Madame de Richelieu avait été l’objet de l’amour, de l’ambition de son mari ; il lui donna de sincères regrets, et fut s’enfermer un mois au château de Richelieu pour la pleurer sans contrainte, ne pouvant supporter la vue des gens qui ne partageaient point sa peine ou qui paraissaient en douter. Il porta même la susceptibilité en ce genre jusqu’à s’offenser de ce que son ami, M. de Voltaire, eût laissé donner au théâtre la première représentation de Zulime, huit jours après la mort de la duchesse de Richelieu, de cette aimable princesse de cuise pour laquelle il avait fait ces jolis vers :

Un prêtre, un oui, trois mots latins
À jamais fixent vos destins.
Et le célébrant, etc., etc., etc.[2].

M. de Voltaire, qui était à Bruxelles, ne prévoyant pas que la maladie dont la duchesse languissait depuis près d’une année dût l’enlever juste au moment de la représentation de Ztdime, n’avait point donné d’avis à ce sujet à M. d’Argental, et celui-ci, tout à la gloire dramatique de son dieu littéraire, oublia que le philosophe avait intérêt à ménager le grand seigneur. L’auteur de Zaïre portait depuis longtemps un sincère atta­chement à mademoiselle de Guise, et avait beaucoup contri­bué à son mariage avec le duc de Richelieu. Un esprit aussi supérieur devait apprécier toutes les qualités qui la distin­guaient. On peut juger de ses sentimens pour elle par ce qu’il en dit dans une de ses lettres à son ami d’Argental[3].

La sœur du duc de Richelieu, abbesse du Trésor, fut char­gée de l’éducation de sa nièce ; c’était une femme spirituelle, dont la nature et le caractère se trouvaient en opposition con­stante avec sa profession, et qui n’en remplissait pas moins ses devoirs avec une rigide exactitude ; mais sa sévérité s’épui­sait sur elle-même, et dès qu’il se présentait une occasion de placer innocemment son indulgence pour les faiblesses hu­maines, et son penchant pour les sentimens romanesques, elle les encourageait avec d’autant plus de force qu’elle n’en voyait point le danger.
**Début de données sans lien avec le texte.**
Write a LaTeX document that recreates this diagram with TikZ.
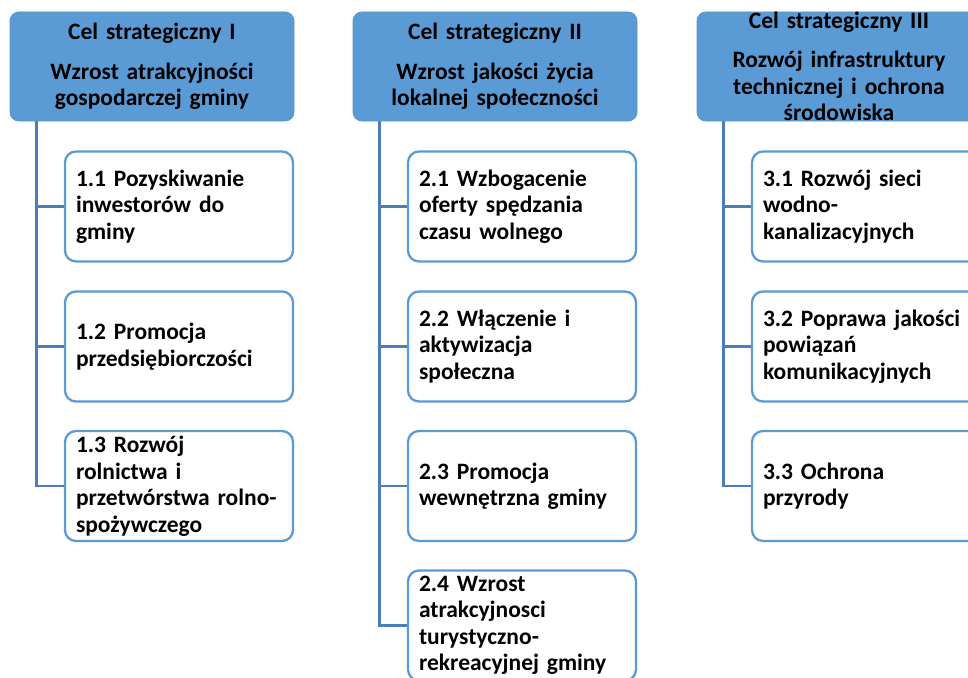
\documentclass[tikz,border=0pt]{standalone}
\usepackage{fontspec}
\setmainfont{Carlito}
\definecolor{celblue}{HTML}{5B9BD5}
\definecolor{celedge}{HTML}{5A95CC}
\definecolor{linkblue}{HTML}{4A7EBB}
\begin{document}
\begin{tikzpicture}[x=1pt, y=-1pt,
  cel/.style={rectangle, rounded corners=9pt, fill=celblue, draw=celedge, line width=0.8pt,
    minimum width=284pt, minimum height=109pt, text width=270pt, align=center,
    inner sep=0pt, font=\fontsize{23.5}{26.5}\selectfont\bfseries},
  zad/.style={rectangle, rounded corners=11pt, fill=white, draw=celblue, line width=2.3pt,
    minimum width=228pt, minimum height=110pt, text width=206pt, align=left,
    inner sep=0pt, font=\fontsize{23.5}{26.5}\selectfont\bfseries},
  link/.style={draw=linkblue, line width=2.6pt}]
\useasboundingbox (0,0) rectangle (968,677);
\clip (0,0) rectangle (968,677);
% cele strategiczne
\node[cel] (cel1) at (152,66.5) {Cel strategiczny I\\[13pt]Wzrost atrakcyjności\\gospodarczej gminy};
\node[cel] (cel2) at (495,66.5) {Cel strategiczny II\\[13pt]Wzrost jakości życia\\lokalnej społeczności};
\node[cel] (cel3) at (839,66.5) {Cel strategiczny III\\[13pt]Rozwój infrastruktury\\technicznej i ochrona\\środowiska};
% zadania
\node[zad] (z11) at (179,206.5) {1.1 Pozyskiwanie\\inwestorów do\\gminy};
\node[zad] (z12) at (179,346.5) {1.2 Promocja\\przedsiębiorczości};
\node[zad] (z13) at (179,486) {1.3 Rozwój\\rolnictwa i\\przetwórstwa rolno-\\spożywczego};
\node[zad] (z21) at (522,206.5) {2.1 Wzbogacenie\\oferty spędzania\\czasu wolnego};
\node[zad] (z22) at (522,346.5) {2.2 Włączenie i\\aktywizacja\\społeczna};
\node[zad] (z23) at (522,486) {2.3 Promocja\\wewnętrzna gminy};
\node[zad] (z24) at (522,625.5) {2.4 Wzrost\\atrakcyjnosci\\turystyczno-\\rekreacyjnej gminy};
\node[zad] (z31) at (866,206.5) {3.1 Rozwój sieci\\wodno-\\kanalizacyjnych};
\node[zad] (z32) at (866,346.5) {3.2 Poprawa jakości\\powiązań\\komunikacyjnych};
\node[zad] (z33) at (866,486) {3.3 Ochrona\\przyrody};
% linie
\draw[link] ([xshift=27pt]cel1.south west) |- (z11.west);
\draw[link] ([xshift=27pt]cel1.south west) |- (z12.west);
\draw[link] ([xshift=27pt]cel1.south west) |- (z13.west);
\draw[link] ([xshift=27pt]cel2.south west) |- (z21.west);
\draw[link] ([xshift=27pt]cel2.south west) |- (z22.west);
\draw[link] ([xshift=27pt]cel2.south west) |- (z23.west);
\draw[link] ([xshift=27pt]cel2.south west) |- (z24.west);
\draw[link] ([xshift=27pt]cel3.south west) |- (z31.west);
\draw[link] ([xshift=27pt]cel3.south west) |- (z32.west);
\draw[link] ([xshift=27pt]cel3.south west) |- (z33.west);
\end{tikzpicture}
\end{document}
Tout ce qui avait pour principe ou même pour prétexte un but honnête lui semblait mériter sa protection ; différente du Tartufe de Molière, c’est avec le ciel seul qu’elle ne voyait aucun accommodement. Habituée dès sa plus tendre jeunesse à excuser près de son père les torts graves, les folies de son frère, elle avait fini par se persuader ce qu’elle répétait chaque jour pour calmer la colère du vieux duc, et par ne plus voir que les inconséquences d’un charmant étourdi dans la désordre et la conduite d’un roué déterminé.

Rien n’explique mieux le charme, l’espèce de fascination qui soumettaient à M. de Richelieu toutes les personnes qui l’approchaient, que le singulier dévouement de sa sœur. Elle pouvait prétendre à un bon mariage ; son père le désirait comme un juste châtiment des excès et de la désobéissance de son fils ; mais servir le ressentiment du vieux duc contre un frère qu’elle adorait lui était impossible ; et c’est de son pro­pre mouvement qu’elle se décida à prendre le voile par inté­rêt pour la fortune de ce frère dont elle voulait le bonheur avant tout.
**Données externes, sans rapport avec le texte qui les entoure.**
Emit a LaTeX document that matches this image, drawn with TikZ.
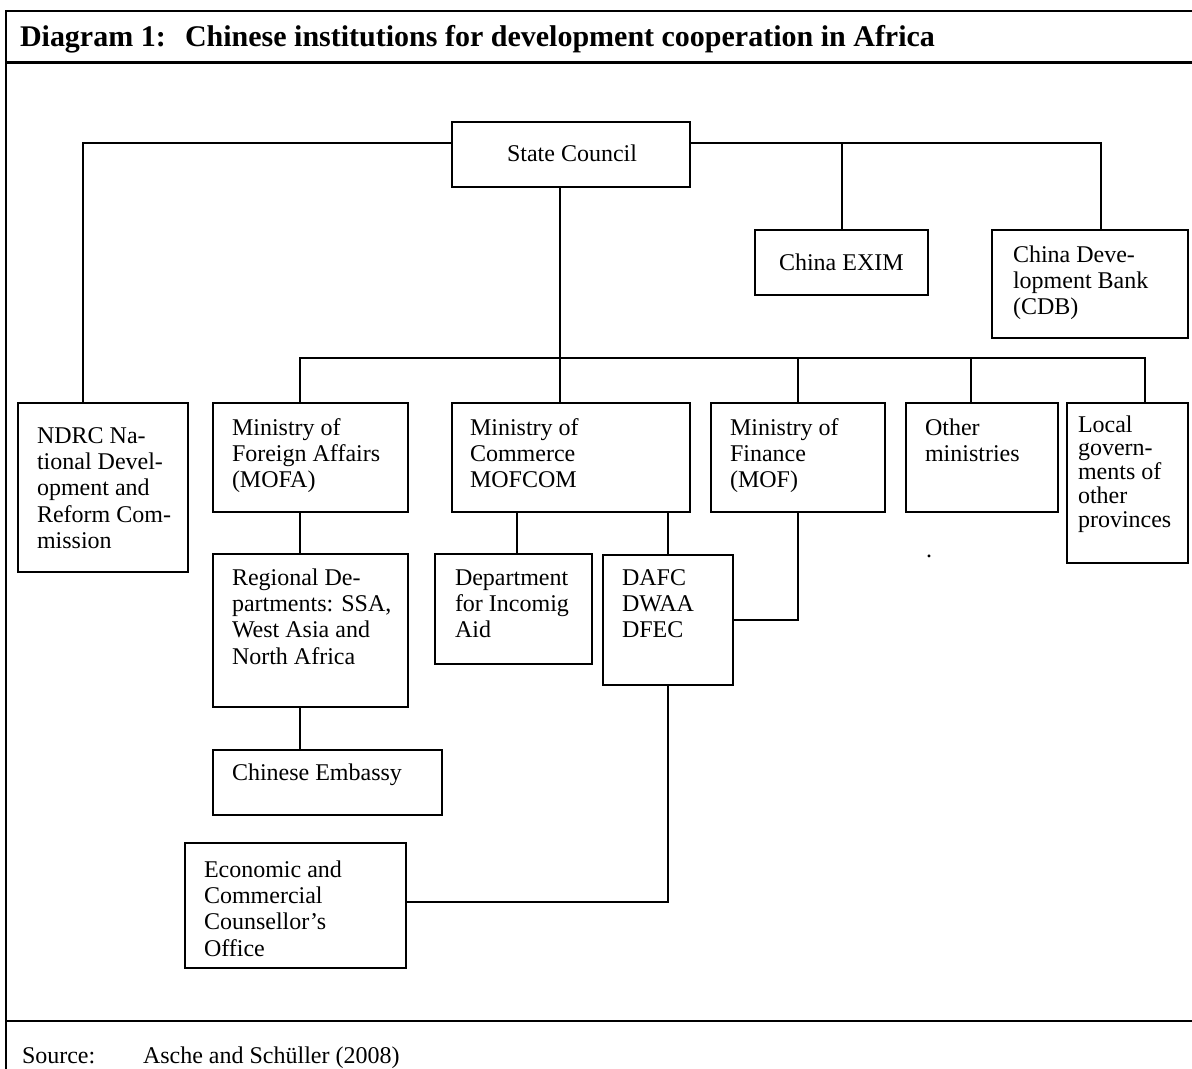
\documentclass[tikz,border=0pt]{standalone}
\usepackage{fontspec}
\setmainfont{Liberation Serif}
\newcommand{\bodyfont}{\fontsize{18pt}{19.8pt}\selectfont}
\newcommand{\tightfont}{\fontsize{18pt}{17.8pt}\selectfont}
\newcommand{\ml}[1]{\begin{tabular}[t]{@{}l@{}}#1\end{tabular}}
\newcommand{\mybox}[5]{\node[box, anchor=north west, minimum width={(#4-#2)*0.75pt}, minimum height={(#5-#3)*0.75pt}] (#1) at (#2,#3) {};}
\tikzset{
  box/.style={draw, line width=1.4pt, inner sep=0pt, outer sep=0pt, rectangle},
  txt/.style={anchor=base west, inner sep=0pt, outer sep=0pt, font=\bodyfont},
  ttl/.style={anchor=base west, inner sep=0pt, outer sep=0pt, font=\fontsize{22.5pt}{27pt}\selectfont\bfseries},
  conn/.style={line width=1.3pt},
  frame/.style={line width=1.9pt}
}
\begin{document}
\begin{tikzpicture}[x=0.75pt, y=-0.75pt]
\useasboundingbox (0,0) rectangle (1192,1068);
% frame
\coordinate (ftl) at (6,11);
\coordinate (ftr) at (1194,11);
\coordinate (fml) at (6,62.5);
\coordinate (fmr) at (1194,62.5);
\coordinate (fbl) at (6,1021);
\coordinate (fbr) at (1194,1021);
\coordinate (fend) at (6,1070);
\draw[frame] (ftr) -- (ftl) -- (fend);
\draw[frame] (fml) -- (fmr);
\draw[frame] (fbl) -- (fbr);
\node[ttl] (t1) at (20,46) {Diagram 1:};
\node[ttl] (t2) at (185,46) {Chinese institutions for development cooperation in Africa};
\node[txt] (s1) at (22,1063) {Source:};
\node[txt] (s2) at (143,1063) {Asche and Schüller (2008)};
% boxes
\mybox{sc}{452}{122}{690}{187}
\mybox{exim}{755}{230}{928}{295}
\mybox{cdb}{992}{230}{1188}{338}
\mybox{ndrc}{18}{403}{188}{572}
\mybox{mofa}{213}{403}{408}{512}
\mybox{mofcom}{452}{403}{690}{512}
\mybox{mof}{711}{403}{885}{512}
\mybox{other}{906}{403}{1058}{512}
\mybox{local}{1067}{403}{1188}{563}
\mybox{reg}{213}{554}{408}{707}
\mybox{dept}{435}{554}{592}{664}
\mybox{dafc}{603}{555}{733}{685}
\mybox{emb}{213}{750}{442}{815}
\mybox{ecco}{185}{843}{406}{968}
% texts
\node[txt] (sc-t) at (507,161) {State Council};
\node[txt] (exim-t) at (779,270) {China EXIM};
\node[txt] (cdb-t) at (1013,262) {\ml{China Deve-\\lopment Bank\\(CDB)}};
\node[txt] (ndrc-t) at (37,443) {\ml{NDRC Na-\\tional Devel-\\opment and\\Reform Com-\\mission}};
\node[txt] (mofa-t) at (232,435) {\ml{Ministry of\\Foreign Affairs\\(MOFA)}};
\node[txt] (mofcom-t) at (470,435) {\ml{Ministry of\\Commerce\\MOFCOM}};
\node[txt] (mof-t) at (730,435) {\ml{Ministry of\\Finance\\(MOF)}};
\node[txt] (other-t) at (925,435) {\ml{Other\\ministries}};
\node[txt, font=\tightfont] (local-t) at (1078,432) {\ml{Local\\govern-\\ments of\\other\\provinces}};
\node[txt] (reg-t) at (232,585) {\ml{Regional De-\\partments: SSA,\\West Asia and\\North Africa}};
\node[txt] (dept-t) at (455,585) {\ml{Department\\for Incomig\\Aid}};
\node[txt] (dafc-t) at (622,585) {\ml{DAFC\\DWAA\\DFEC}};
\node[txt] (emb-t) at (232,780) {Chinese Embassy};
\node[txt] (ecco-t) at (204,877) {\ml{Economic and\\Commercial\\Counsellor’s\\Office}};
\node[txt] (dot) at (926,557) {.};
% connectors
\coordinate (bus) at (1145,358);
\draw[conn] (sc.west |- 0,143) -| (83,0 |- ndrc.north);
\draw[conn] (sc.east |- 0,143) -| (1101,0 |- cdb.north);
\draw[conn] (842,143) -- (842,0 |- exim.north);
\draw[conn] (560,0 |- sc.south) -- (560,358);
\draw[conn] (300,0 |- mofa.north) |- (bus) -- (1145,0 |- local.north);
\draw[conn] (560,358) -- (560,0 |- mofcom.north);
\draw[conn] (798,358) -- (798,0 |- mof.north);
\draw[conn] (971,358) -- (971,0 |- other.north);
\draw[conn] (300,0 |- mofa.south) -- (300,0 |- reg.north);
\draw[conn] (300,0 |- reg.south) -- (300,0 |- emb.north);
\draw[conn] (517,0 |- mofcom.south) -- (517,0 |- dept.north);
\draw[conn] (668,0 |- mofcom.south) -- (668,0 |- dafc.north);
\draw[conn] (798,0 |- mof.south) |- (dafc.east |- 0,620);
\draw[conn] (668,0 |- dafc.south) |- (ecco.east |- 0,902);
\end{tikzpicture}
\end{document}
Son autre sœur, mariée à M. du Châtelet, gouverneur de Vincennes, ne fut pas si généreuse ; aussi l’amitié du jeune duc restait-elle tout entière à l’abbesse du Trésor. Le temps ne fit qu’ajouter à cette affection, dont la plus grande preuve fut le soin qu’il lui confia d’élever l’enfant de sa prédilection, cette charmante Septimanie, qui devait être un jour la plus belle, la plus distinguée et la moins heureuse des femmes de la cour de Louis XV.

  1. Vie du maréchal de Richelieu, tom. II.

  2. Épître à mademoiselle de Guise, sur son mariage avec M. le duo
    de Richelieu. (Épîtres, Œuvres de Voltaire.)
  3. « Vous n’ignorez pas la perte que je fais en elle (madame de Richelieu). J’avais droit de compter sur les bontés et j’ose dire sur l’amitié de madame de Richelieu. Il faut que je joigne à la douleur dont cette mort-là m’accable celle d’apprendre que M. de Richelieu me sait le plus mauvais gré du monde d’avoir laissé jouer Zulime dans ces cruelles circonstances. Vous pouvez me rendre justice. Cette malheureuse pièce devait être donnée longtemps avant que madame de Richelieu fût à Paris. J’ai fait depuis humainement ce que j’ai pu pour la retirer, sans en venir à bout, etc., etc. » (Voltaire, vol. lxx}.)